What does cert list look like on server2? Provided that each node possesses a node certificate and key, and CA certificate issued by the same CA, there should be no issues connecting.

That error (unable to connect or connection lost) indicates that the issue is likely connectivity rather than the certs. Did anything change between your insecure test and secure test?

If not, and you can verify all nodes can connect, then in order to help further, we’d need to see step by step what commands you’re running, including the cert creation and the current paths where you’re running the commands.

Appreciate your patience while we figure out the root cause here.

Hey @jorisdevrede, how are things looking? Were you able to get everything connected?

Hi,

I’m one step further. I have created the same cluster only this time with coackroach self-signed certificates, instead of the intended certificates. That works like a charm. Just start the nodes as instructed and run the init to get things going.

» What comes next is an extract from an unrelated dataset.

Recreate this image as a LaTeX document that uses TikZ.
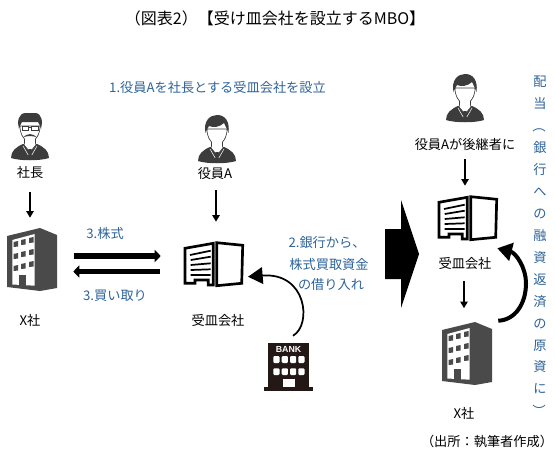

So the root cause lies somewhere with my certificates. The problem now is that cockroach just quietly fails without giving a solid hint as to why. Is it possible to make the logging more verbose?

Glad to hear you’re past the certificate issue!

The docs on logging configuration are here. By default, the debug logs are located at <nodeStore>/logs/, and will log all messages. It’d be really surprising if the process was failing without a message present in the logs to give a clue as to what happened.

Also take a look at our docs for generating certificates using openssl. This should give you guidance about what’s required that you can translate into your own CA/CSRs. The key requirements are in the blue “Note” boxes: Certain keyUsage values must be present, and the common name field must be node for node certificates and the user name for client certificates.

The common name requirement is the most common stumbling block for using external CAs; we’re working on making this more flexible.

Ahh, that explains a lot!

Unfortunately this common name requirement is too limiting for our certficate policy. Please let me know when you have a configurable solution. I’d be happy to test it using our certificates.